Illegal Migrants, Religion and Nationality



This Article is authored by Advocate Anil Malhotra.


Geneva based United National High Commission for Human Rights, Michelle Bachelet Jeria has stirred a hornet’s nest by publically proclaiming to move an intervention application in the Supreme Court questioning the Citizenship Amendment Act (CAA). A terse Indian rebuttal followed claiming “internal matter,” “sovereign right of Indian Parliament to make laws,” and “no foreign party has locus-standi on issues pertaining to India’s sovereignty.” What is this controversy all about and whose human rights are being violated.


An “illegal migrant” i.e. a foreigner entering India without valid travel documents is defined in the Citizenship Act and can be deported under the Foreigners Act, 1946 (FA) and The Citizenship Act, 1955 (CA). The Citizenship (Amendment) Act, 2019 seeks to add a proviso to the definition of “illegal migrant” under Section 2 of the CA. Resultantly, Hindus, Sikhs, Buddhists, Jains, Parsis and Christians from Afghanistan, Bangladesh and Pakistan will not be treated as illegal migrants under the CA. Further the CAA seeks to reduce the number of years required for citizenship by naturalisation for the above mentioned communities as the existing period of residence in India from eleven years has been reduced to five years.

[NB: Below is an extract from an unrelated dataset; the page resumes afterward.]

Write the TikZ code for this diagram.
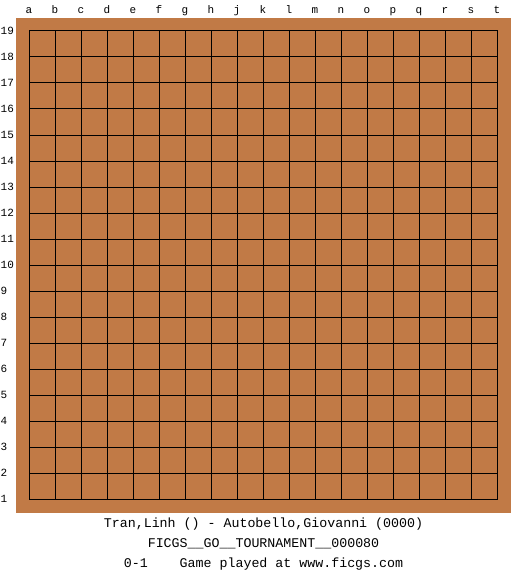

In sum and substance, The CAA now grants Indian citizenship to Hindus, Christians, Sikhs, Buddhist, Jains and Parsis who had come to India from Afghanistan, Pakistan and Bangladesh before December, 31 2014. Persons of these religions, who have migrated from these three countries, will have an opportunity to get Indian citizenship, even if they do not have requisite documentation in support of their claims. Such persons will not be deported for not possessing documents in proof of being Indian citizens, as they will not be treated as illegal migrants. The criticisms of CAA comes from persons professing the Muslim religion who do not find mention and have been excluded from the purview of the amendment specifically.


The Citizenship Amendment Bill 2019 (CAB) received assent in the Lok Sabha on December 11, 2019 and the Rajya Sabha passed the legislation on December 12, 2019. On the same day, the said Bill also received the assent of the President of India and it was notified by publication in the Gazette of India Extraordinary on December 12, 2019. CAA was brought into force by a notification on January 10, 2020 published in the Gazette of India Extraordinary. The validity of CAA has been challenged in a batch of 60 petitions which are pending hearing in the Supreme Court. No stay of the provisions of CAA was granted by the Supreme Court as the necessary enabling rules in support of the CAA have not yet been notified. These petitions raise issues of equality alleging violation of Articles 14, 21 and 25 of the Constitution and being against the secular character of the country as it has been averred that persons of Muslim religion have been excluded from being beneficiaries of the CAA. The Supreme Court will decide if religion can be a basis of segregating illegal migrants and if it is the autonomous prerogative of the Parliament to choose citizens on religion.



On another note, under the FA, disputes relating to questions of determination of nationality when a foreigner is recognised as a national of more than one country or where it is uncertain as to what nationality is to be ascribed to a foreigner, such person may be treated as the national of the country with which he appears to be most closely connected. The Passport (Entry into India) Act, 1920 (PEIA) and the FA permit removal or deportation of a person from India without providing any forum or procedure for determination of the question of the nationality of the foreigner or giving any statutory rights in this process. Tribunals to determine these questions are minimal. However, in the same breath today, the CA and the existing rules prescribe that if any question arises as to whether, when or how any Indian citizen had acquired the citizenship of another country, the Central Government shall first determine such question. No bar of religion is prescribed. The Supreme Court while interpreting these provisions has held that an Indian citizen could not be ordered to be deported or removed from India, unless the Central Government takes a conscious decision on merits upon holding a quasi-judicial enquiry, that he has ceased to be an Indian citizen. A foreign passport simpliciter will not label a person as a foreigner and proper judicial determination of nationality is a fundamental right. It is time our Parliament also reconciles these concepts of freedom, personal liberty and natural justice inter-twined with determination of nationality.


In today’s social milieu, international Indians qualify to be Overseas Citizen of India (OCI) as dual nationality is prohibited. Conversely, if such persons also wish to reconnect with their homeland, they ought not be bundled out as foreigners by invoking the colonial provisions of the (PEIA) and the FA, which offend fundamental freedoms. The CA itself had created harmony. The retention of a foreign passport today cannot lead to deportation and summary removal from India. Why then, do we need to retain the said 1920 and 1946 enactments which were enacted to regulate the entry of foreigners into India in circumstances prevailing in 1946. This is a serious issue which must engage the attention of Parliament. The controversy is bigger and larger.